Kudat, Sabah: Tanjung Simpang Mengayau (Tip of Borneo)
Kudat, Sabah: Tanjung Simpang Mengayau (Tip of Borneo)

Tip of Borneo

geographylandmarksislandsnature
4 min read

Two oceans collide at a rocky headland on the northern edge of the world's third-largest island. The Tip of Borneo -- Tanjung Simpang Mengayau in Malay, Tanjung Sampang Mangazou in the Rungus language -- is the point where the South China Sea meets the Sulu Sea, and the effect is visible from altitude: two bodies of water, each with its own current, color, and temperament, crashing together in a line of white foam. The Kudat Peninsula, which ends at this dramatic promontory, has been a landmark for sailors for centuries.
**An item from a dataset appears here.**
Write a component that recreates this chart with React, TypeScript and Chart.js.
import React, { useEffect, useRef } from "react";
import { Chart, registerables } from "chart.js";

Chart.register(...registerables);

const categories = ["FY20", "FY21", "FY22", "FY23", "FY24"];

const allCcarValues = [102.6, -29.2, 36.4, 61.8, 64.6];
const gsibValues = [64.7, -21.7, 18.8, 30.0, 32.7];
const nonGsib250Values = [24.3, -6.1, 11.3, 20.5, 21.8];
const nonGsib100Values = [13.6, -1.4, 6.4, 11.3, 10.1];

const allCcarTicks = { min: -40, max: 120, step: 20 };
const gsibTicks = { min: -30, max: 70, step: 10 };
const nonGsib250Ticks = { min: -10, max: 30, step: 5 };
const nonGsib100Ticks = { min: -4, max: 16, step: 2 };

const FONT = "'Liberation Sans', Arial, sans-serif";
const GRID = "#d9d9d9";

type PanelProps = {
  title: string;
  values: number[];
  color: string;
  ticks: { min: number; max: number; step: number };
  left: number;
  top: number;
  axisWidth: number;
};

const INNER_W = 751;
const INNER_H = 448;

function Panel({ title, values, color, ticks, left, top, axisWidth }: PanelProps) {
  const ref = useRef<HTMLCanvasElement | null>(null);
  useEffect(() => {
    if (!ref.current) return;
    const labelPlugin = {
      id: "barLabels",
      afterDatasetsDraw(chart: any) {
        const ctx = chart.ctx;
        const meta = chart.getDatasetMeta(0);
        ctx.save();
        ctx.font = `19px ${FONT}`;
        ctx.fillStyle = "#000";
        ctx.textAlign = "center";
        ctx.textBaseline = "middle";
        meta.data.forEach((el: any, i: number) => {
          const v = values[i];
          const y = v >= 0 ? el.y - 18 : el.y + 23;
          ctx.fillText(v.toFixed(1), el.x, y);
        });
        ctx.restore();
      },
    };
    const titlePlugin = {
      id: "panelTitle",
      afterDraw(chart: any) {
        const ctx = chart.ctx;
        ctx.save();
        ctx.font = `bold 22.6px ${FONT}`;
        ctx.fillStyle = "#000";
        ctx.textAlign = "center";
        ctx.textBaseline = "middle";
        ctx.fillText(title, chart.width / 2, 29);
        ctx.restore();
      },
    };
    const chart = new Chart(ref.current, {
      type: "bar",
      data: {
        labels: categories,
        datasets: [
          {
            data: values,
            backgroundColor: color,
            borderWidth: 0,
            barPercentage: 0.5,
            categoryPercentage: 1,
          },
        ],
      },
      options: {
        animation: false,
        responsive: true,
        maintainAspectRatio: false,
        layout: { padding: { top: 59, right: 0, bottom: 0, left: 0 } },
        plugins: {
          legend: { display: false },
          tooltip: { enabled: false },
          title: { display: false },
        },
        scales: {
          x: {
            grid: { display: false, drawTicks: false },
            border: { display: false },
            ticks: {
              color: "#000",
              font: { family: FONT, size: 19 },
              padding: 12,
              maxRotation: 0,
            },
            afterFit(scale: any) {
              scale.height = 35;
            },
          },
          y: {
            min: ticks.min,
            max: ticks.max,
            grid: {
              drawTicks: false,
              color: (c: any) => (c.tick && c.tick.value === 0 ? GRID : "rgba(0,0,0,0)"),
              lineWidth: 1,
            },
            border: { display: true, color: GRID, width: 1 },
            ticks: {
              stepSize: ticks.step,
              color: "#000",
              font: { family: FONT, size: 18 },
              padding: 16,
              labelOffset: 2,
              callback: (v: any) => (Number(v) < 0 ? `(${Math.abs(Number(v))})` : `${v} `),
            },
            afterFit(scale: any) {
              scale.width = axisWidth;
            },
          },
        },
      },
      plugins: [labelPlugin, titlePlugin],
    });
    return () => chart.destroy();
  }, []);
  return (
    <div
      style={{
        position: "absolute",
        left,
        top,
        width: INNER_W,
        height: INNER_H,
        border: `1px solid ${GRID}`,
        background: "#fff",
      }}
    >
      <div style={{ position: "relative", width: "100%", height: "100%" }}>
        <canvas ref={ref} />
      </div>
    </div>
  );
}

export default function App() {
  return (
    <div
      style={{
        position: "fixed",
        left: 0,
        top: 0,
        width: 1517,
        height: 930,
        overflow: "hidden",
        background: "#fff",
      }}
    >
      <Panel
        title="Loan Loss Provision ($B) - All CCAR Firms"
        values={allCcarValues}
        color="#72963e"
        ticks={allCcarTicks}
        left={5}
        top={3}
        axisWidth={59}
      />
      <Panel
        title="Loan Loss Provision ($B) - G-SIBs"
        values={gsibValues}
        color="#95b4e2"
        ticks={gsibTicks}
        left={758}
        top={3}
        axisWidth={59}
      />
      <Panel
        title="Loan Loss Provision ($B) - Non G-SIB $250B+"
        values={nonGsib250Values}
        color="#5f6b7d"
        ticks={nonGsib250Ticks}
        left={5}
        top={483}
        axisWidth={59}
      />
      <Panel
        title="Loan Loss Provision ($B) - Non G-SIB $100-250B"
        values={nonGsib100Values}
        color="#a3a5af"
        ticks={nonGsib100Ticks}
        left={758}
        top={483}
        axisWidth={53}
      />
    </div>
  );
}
According to local legend, pirates favored it as a landing point. During the great age of circumnavigation, Ferdinand Magellan's fleet reportedly stopped here to repair their ships.

Written in Stone

The peninsula that culminates at the Tip of Borneo was formed during the Early Miocene, roughly 20 million years ago. The Kudat formation consists of three distinct layers of sedimentary rock: a lower unit of predominantly sandstone, a middle unit where limestone beds appear among the sandstone and mudstone, and an upper unit of mixed proportions. Walking to the tip, visitors cross exposed rock that records this geological history in visible strata. The landscape is raw and windswept, shaped by the relentless energy of two seas grinding against each other. At the point itself, a bronze globe marks the coordinates -- latitude 7 degrees north, longitude 116 degrees east -- with a map of Borneo embossed on its surface.

A Crossroads of Empires

The Tip of Borneo has never been a destination in itself so much as a waypoint -- the corner you round when traveling between the great trading seas of Southeast Asia. For the Sultanate of Brunei, which once controlled northern Borneo, the peninsula marked the edge of their domain. For the Sultanate of Sulu, which received these northern territories around 1704 as payment for military aid during the Brunei Civil War, it was the gateway to their island empire. When the British arrived through the North Borneo Chartered Company in the late 19th century, Kudat -- the town nearest the tip -- became one of the first administrative centers in Sabah. The Rungus people, indigenous to this part of Borneo, have their own name for the headland: Tanjung Sampang Mangazou. Long before colonial boundaries carved up the region, this was simply where the land ended and the sea took over.

The View from the Edge

For years, the Tip of Borneo was an informal attraction -- a place you drove to on rough roads, parked, and walked to the cliff edge. In 2004, the Sabah state government formalized the site with the installation of the bronze globe landmark and interpretive signage. A cafe, souvenir shop, and washrooms followed. In January 2022, the entire site was closed for a major facilities upgrade under the Twelfth Malaysia Plan, a three-year renovation that reflected the government's growing ambition to make the tip a marquee tourist destination. The site reopened in May 2025 with improved infrastructure, park-like grounds, and better access. The upgrade was a bet on geography: there is only one northernmost point of Borneo, and no amount of development elsewhere can replicate the simple drama of standing at the edge where two seas meet.

Where the Seas Divide

The meeting of the South China Sea and the Sulu Sea at the tip creates distinctive water patterns visible even from considerable altitude. The South China Sea, stretching northwest toward Vietnam and China, carries commerce that has shaped global trade for millennia. The Sulu Sea, enclosed by Borneo, Palawan, and the Philippine archipelago, was once the domain of Sulu sultans and the Bajau sea nomads. Standing at the tip, the division is not abstract -- you can see the currents clash, watch waves approach from different angles, and feel the wind shift as it wraps around the point. The Kudat Peninsula catches weather from both seas, making this one of the most exposed and dramatic headlands in Southeast Asia. It is a place that reminds you that islands are not passive features but contested edges where geological and human forces meet.

From the Air

Located at 7.04N, 116.74E at the extreme northern tip of Borneo. The headland is clearly visible from altitude as the sharp northern terminus of the Kudat Peninsula, with ocean on three sides. The meeting of the South China Sea (west) and Sulu Sea (east) is sometimes visible as a color or wave-pattern boundary. Nearest airport is Kudat Airport (WBKT). Kota Kinabalu International Airport (WBKK) is approximately 190 km to the southwest. The nearby islands of Banggi and Balambangan are visible to the northeast.